The great part about a career in fitness is that it doesn’t require you to go back to college and making a transition into a fitness career can be done while you are currently working in your current job.
I would recommend giving yourself 2-4 months to study so look at the dates for upcoming ACE Personal Trainer exams in your area. Here is the link for exam details, and the link with dates is in the left column. There are a number of study bundles and options to give you the exact level of help you need. (I wish ACE had this many study resources available when I was getting certified back in 1997!) You can figure out a realistic study schedule based on your current schedule and lifestyle.
The fact that you have experience having hired a trainer will provide valuable insight as you start working as it will give you a first-hand perspective on what it is like on that side of the trainer-client relationship. These intangibles are things you cannot get by studying and they will greatly reduce your ramp up time when getting started. The knowledge of how to train the body is of course essential, but an equally important aspect is to know how to communicate it effectively, interact with people, and to handle all of the non-fitness parts of being a trainer.
Having managed trainers for 9 years, I can tell you that there are a lot of trainers that are good at the workout part of being a trainer, but terrible at everything else! Being a professional will move you up in the ranks of potential employers very rapidly. Another tip is to be sure to use any of current contacts and experiences in the job you have now to help you get started in a fitness career. Every work experience we have can be valuable in teaching us things to use in any future career, even if the fields are unrelated.

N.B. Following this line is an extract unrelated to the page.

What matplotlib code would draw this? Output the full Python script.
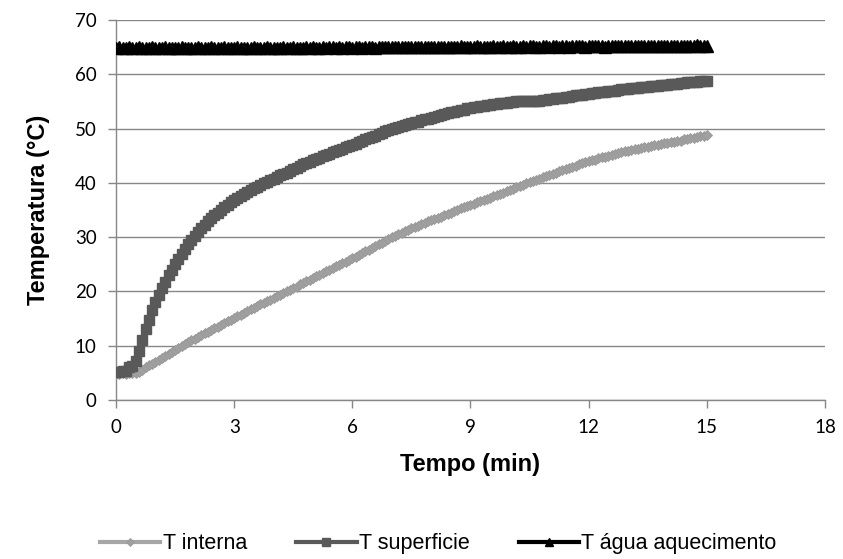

The hardest part will be when you actually start working in fitness. It will of course take a little time to get enough clients and generate enough income from fitness to leave your other job (if that is what you are planning on – it wasn’t clear from your question and I realize you may be only pursuing a part-time fitness career.) It is harder to go from zero clients to one client than it is to go from 10 to 20. When no one knows you, it’s harder to get started. However, after people have been working with you and having success, it gets much easier to get additional clients. And when you do get busier, if you are still working in your current job, the energy demands on you are going to become a challenge. It can be emotionally and physically draining to manage several clients all with different challenges, personalities, and programs. It is essential to take care of yourself and burnout is a fairly significant occurrence in the fitness industry.
Lastly, consider where you want to work long-term. You may start out at a large chain just for the exposure to a large pool of potential clients and to interact with a diverse array of people and personalities. However, high quality fitness professionals rarely stay at the large chains for very long since they often demand professional performance and conduct, but they rarely pay for it. And if you find you need help sorting out all of the seemingly endless options for where you can take your career, consider hiring a mentor as it will greatly streamline the process and allow you to benefit from the vast experience of established professionals. There may be a trainer in your area who can fill this role. Also, I, and many other fitness industry leaders offer mentoring services so that is also something to consider as well.
I hope this helps you get the confidence to get started as we always need more passionate, dedicated, and educated professionals in this industry.